The child is tutored on a one-to-one basis, generally sessions last about one hour and are provided twice a week, outside normal school time. Our carefully selected tutors are trained and certified. Through reports and conferencing, parents are always kept up to date as to the progress of their child.
History
In the 1940’s, Anna Gillingham said that her system of multi-sensory, one-to-one tutoring was re-wiring the brain. The medical community of the time was unsurprisingly sceptical; however today research is proving Gillingham right.
Sally Shaywitz from Harvard has written a book called “Overcoming Dyslexia.” She proved with her research involving MRI scanning that a dyslexic brain has very few or no neural paths to the lower left sections of the brain that are our “Dictionary and Library”. That means that every time a child with dyslexia sees a word it is for the first time and they have to right-brain analyze it. Not surprisingly, a person with dyslexia generally has a larger right side brain hemisphere. Einstein was dyslexic and did lineal math using his fingers.
Learning with dyslexia requires a multi-sensory technique — they either need much more time, or need a multi-sensory learning program that re-wires the brain so they can begin to use their brain’s own dictionary/ library and begin to LEARN TO READ so they too can begin to READ TO LEARN.
Dr. Samuel Torrey Orton and his colleagues began using multisensory techniques in the mid-1920’s at the mobile mental health clinic he directed in Iowa . Orton was influenced by the kinesthetic method described by Grace Fernald and Helen Keller.
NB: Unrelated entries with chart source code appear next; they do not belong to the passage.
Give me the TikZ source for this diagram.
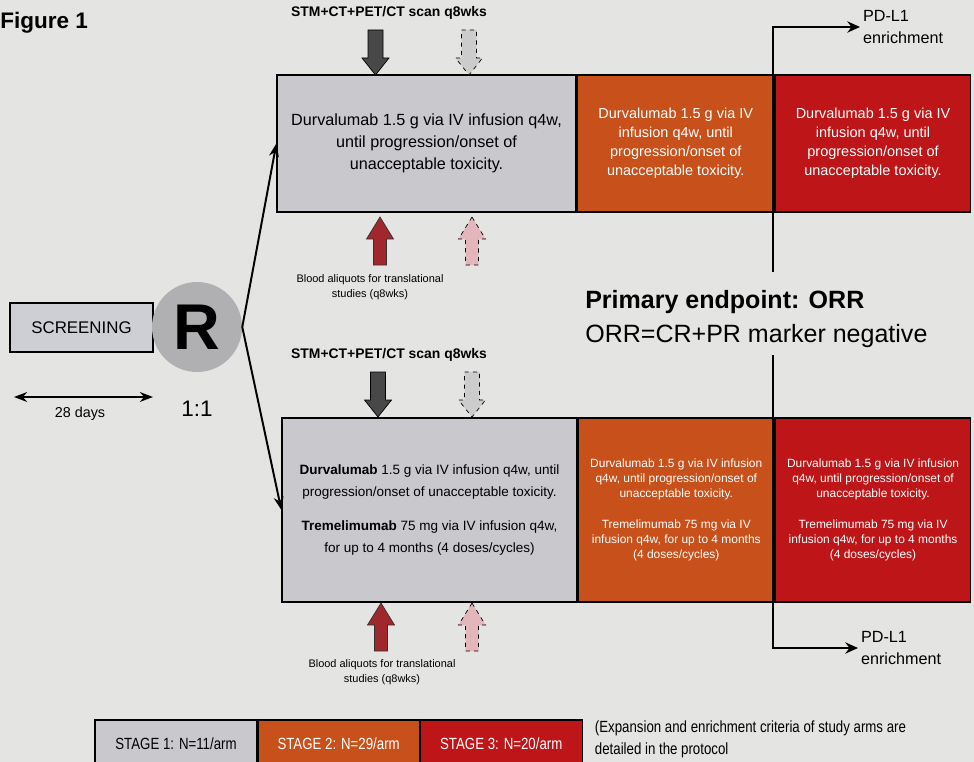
\documentclass[tikz,border=0pt]{standalone}
\usepackage{fontspec}
\setmainfont{Liberation Sans}
\newfontfamily\narrowfont[FakeStretch=0.82]{Liberation Sans}
\usetikzlibrary{arrows.meta, positioning}

\definecolor{paper}{RGB}{228,228,226}
\definecolor{armgrey}{RGB}{200,200,205}
\definecolor{scrgrey}{RGB}{206,206,213}
\definecolor{rgrey}{RGB}{176,176,179}
\definecolor{stageorange}{RGB}{200,80,26}
\definecolor{stagered}{RGB}{190,22,24}
\definecolor{scandark}{RGB}{72,72,72}
\definecolor{scanlight}{RGB}{204,204,204}
\definecolor{bloodred}{RGB}{160,40,45}
\definecolor{bloodpink}{RGB}{226,182,186}

\newcommand{\pxu}{0.025cm}
\newcommand{\fs}[2]{\fontsize{#1}{#2}\selectfont}

\tikzset{
  pics/scandown/.style={code={
    \draw[pic actions] (-7.5,0) -- (7.5,0) -- (7.5,28) -- (13.5,28)
      -- (0,45) -- (-13.5,28) -- (-7.5,28) -- cycle;}},
  pics/bloodup/.style={code={
    \draw[pic actions] (0,0) -- (13.5,22) -- (6.5,22) -- (6.5,48)
      -- (-6.5,48) -- (-6.5,22) -- (-13.5,22) -- cycle;}},
}

\begin{document}
\begin{tikzpicture}[x=0.025cm, y=-0.025cm, >=Stealth,
  armbox/.style={draw=black, line width=0.9pt, inner sep=0pt, align=center},
  whitetxt/.style={text=white},
  stagebox/.style={draw=black, line width=0.8pt, minimum height=48*\pxu,
    font=\narrowfont\fs{11.5}{13}},
  link/.style={->, line width=1.4pt},
  enrich/.style={->, line width=2pt, -{Stealth[length=9pt,width=8pt]}},
  scanlbl/.style={font=\bfseries\fs{9.9}{12}, anchor=base},
  bloodlbl/.style={align=center, font=\fs{7.8}{10.5}},
  pdlbl/.style={anchor=west, align=left, inner sep=2pt, font=\fs{11.5}{15.5}}]

  \useasboundingbox (0,0) rectangle (974,762);
  \clip (0,0) rectangle (974,762);
  \fill[paper] (0,0) rectangle (974,762);

  \node[font=\bfseries\fs{16}{16}, anchor=base west, inner sep=0pt]
    (figlabel) at (0,29) {Figure 1};

  % Screening and randomisation
  \node[draw=black, line width=0.8pt, fill=scrgrey, minimum width=143*\pxu,
    minimum height=49*\pxu, font=\fs{12}{14}] (screen) at (81.5,327.5)
    {SCREENING};
  \node[circle, fill=rgrey, minimum size=90*\pxu, inner sep=0pt,
    font=\bfseries\fs{46}{46}] (rand) at (197,327) {R};
  \node[font=\fs{16}{16}] (ratio) at (197,409) {1:1};
  \coordinate (dayL) at (14,397);
  \coordinate (dayR) at (153,397);
  \draw[<->, line width=1.4pt] (dayL) -- (dayR);
  \node[font=\fs{10.2}{12}] (days) at (80,414) {28 days};

  % Arm A: durvalumab
  \node[armbox, fill=armgrey, minimum width=299*\pxu, minimum height=137*\pxu,
    font=\fs{11.5}{15.5}] (durvaA) at (426.5,143.5)
    {Durvalumab 1.5 g via IV infusion q4w,\\ until progression/onset of\\
     unacceptable toxicity.};
  \node[armbox, whitetxt, fill=stageorange, minimum width=197*\pxu,
    minimum height=137*\pxu, font=\fs{10.3}{13.5}, right=0pt of durvaA]
    (durvaB) {Durvalumab 1.5 g via IV\\ infusion q4w, until\\
     progression/onset of\\ unacceptable toxicity.};
  \node[armbox, whitetxt, fill=stagered, minimum width=195*\pxu,
    minimum height=137*\pxu, font=\fs{10.3}{13.5}, right=0pt of durvaB]
    (durvaC) {Durvalumab 1.5 g via IV\\ infusion q4w, until\\
     progression/onset of\\ unacceptable toxicity.};

  % Arm B: durvalumab + tremelimumab
  \node[armbox, fill=armgrey, minimum width=295*\pxu, minimum height=184*\pxu,
    font=\fs{9.6}{15.4}] (comboA) at (429.5,510)
    {\textbf{Durvalumab} 1.5 g via IV infusion q4w, until\\
     progression/onset of unacceptable toxicity.\\[9pt]
     \textbf{Tremelimumab} 75 mg via IV infusion q4w,\\
     for up to 4 months (4 doses/cycles)};
  \node[armbox, whitetxt, fill=stageorange, minimum width=196*\pxu,
    minimum height=184*\pxu, font=\fs{8.5}{10.7}, right=0pt of comboA]
    (comboB) {Durvalumab 1.5 g via IV infusion\\ q4w, until progression/onset of\\
     unacceptable toxicity.\\[11pt] Tremelimumab 75 mg via IV\\
     infusion q4w, for up to 4 months\\ (4 doses/cycles)};
  \node[armbox, whitetxt, fill=stagered, minimum width=195*\pxu,
    minimum height=184*\pxu, font=\fs{8.5}{10.7}, right=0pt of comboB]
    (comboC) {Durvalumab 1.5 g via IV infusion\\ q4w, until progression/onset of\\
     unacceptable toxicity.\\[11pt] Tremelimumab 75 mg via IV\\
     infusion q4w, for up to 4 months\\ (4 doses/cycles)};

  \draw[link] (rand.east) -- (durvaA.west);
  \draw[link] (rand.east) -- (comboA.west);

  % Scans and blood sampling
  \node[scanlbl] (scanA) at (389,17) {STM+CT+PET/CT scan q8wks};
  \pic[fill=scandark, draw=black, line width=0.5pt] at (375.5,30) {scandown};
  \pic[fill=scanlight, draw=black, dashed, line width=0.5pt] at (469,30) {scandown};
  \pic[fill=bloodred, draw=black!80, line width=0.5pt] at (380,217) {bloodup};
  \pic[fill=bloodpink, draw=black, dashed, line width=0.5pt] at (472,217) {bloodup};
  \node[bloodlbl] (bloodA) at (370,287)
    {Blood aliquots for translational\\ studies (q8wks)};

  \node[scanlbl] (scanB) at (389,358) {STM+CT+PET/CT scan q8wks};
  \pic[fill=scandark, draw=black, line width=0.5pt] at (378,372) {scandown};
  \pic[fill=scanlight, draw=black, dashed, line width=0.5pt] at (472,372) {scandown};
  \pic[fill=bloodred, draw=black!80, line width=0.5pt] at (381,603) {bloodup};
  \pic[fill=bloodpink, draw=black, dashed, line width=0.5pt] at (472,603) {bloodup};
  \node[bloodlbl] (bloodB) at (382,672)
    {Blood aliquots for translational\\ studies (q8wks)};

  % Endpoint and enrichment
  \node[anchor=base west, inner sep=0pt, font=\bfseries\fs{17.8}{20}]
    (endptTitle) at (585,308) {Primary endpoint: ORR};
  \node[anchor=base west, inner sep=0pt, font=\fs{17.8}{20}]
    (endptDef) at (585,342) {ORR=CR+PR marker negative};
  \node[pdlbl] (pdTop) at (860,27) {PD-L1\\ enrichment};
  \node[pdlbl] (pdBot) at (858,648) {PD-L1\\ enrichment};
  \coordinate (gapTop) at (773,272);
  \coordinate (gapBot) at (773,355);
  \draw[enrich] (gapTop) |- (pdTop.west);
  \draw[enrich] (gapBot) |- (pdBot.west);

  % Stage legend
  \node[stagebox, fill=armgrey, minimum width=162*\pxu] (stageA) at (176,744)
    {STAGE 1: N=11/arm};
  \node[stagebox, fill=stageorange, text=white, minimum width=161*\pxu,
    right=0pt of stageA] (stageB) {STAGE 2: N=29/arm};
  \node[stagebox, fill=stagered, text=white, minimum width=162*\pxu,
    right=0pt of stageB] (stageC) {STAGE 3: N=20/arm};
  \node[anchor=west, align=left, font=\narrowfont\fs{11.5}{15.5}]
    (legendNote) at (590,739)
    {(Expansion and enrichment criteria of study arms are\\
     detailed in the protocol};
\end{tikzpicture}
\end{document}
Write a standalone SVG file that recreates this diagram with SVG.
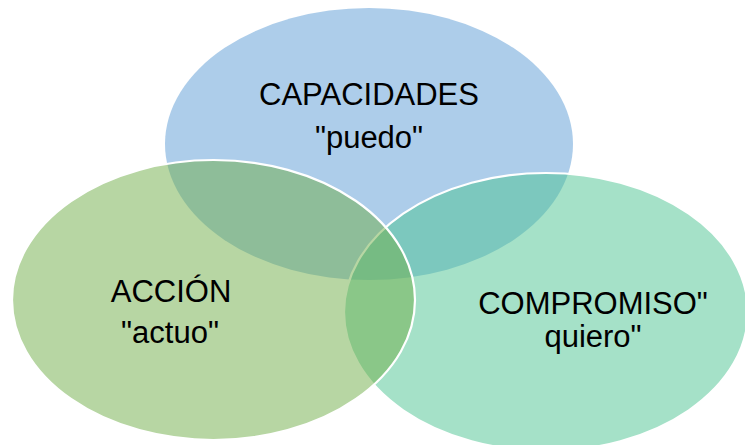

He suggested that kinesthetic-tactile reinforcement of visual and auditory associations could correct the tendency of reversing letters and transposing the sequence of letters while reading and writing. Students who reverse b and d are taught to use consistent, different strokes in forming each letter. For example, students make the vertical line before drawing the circle in printing the letter b; they form the circle before drawing the vertical line in printing the letter d.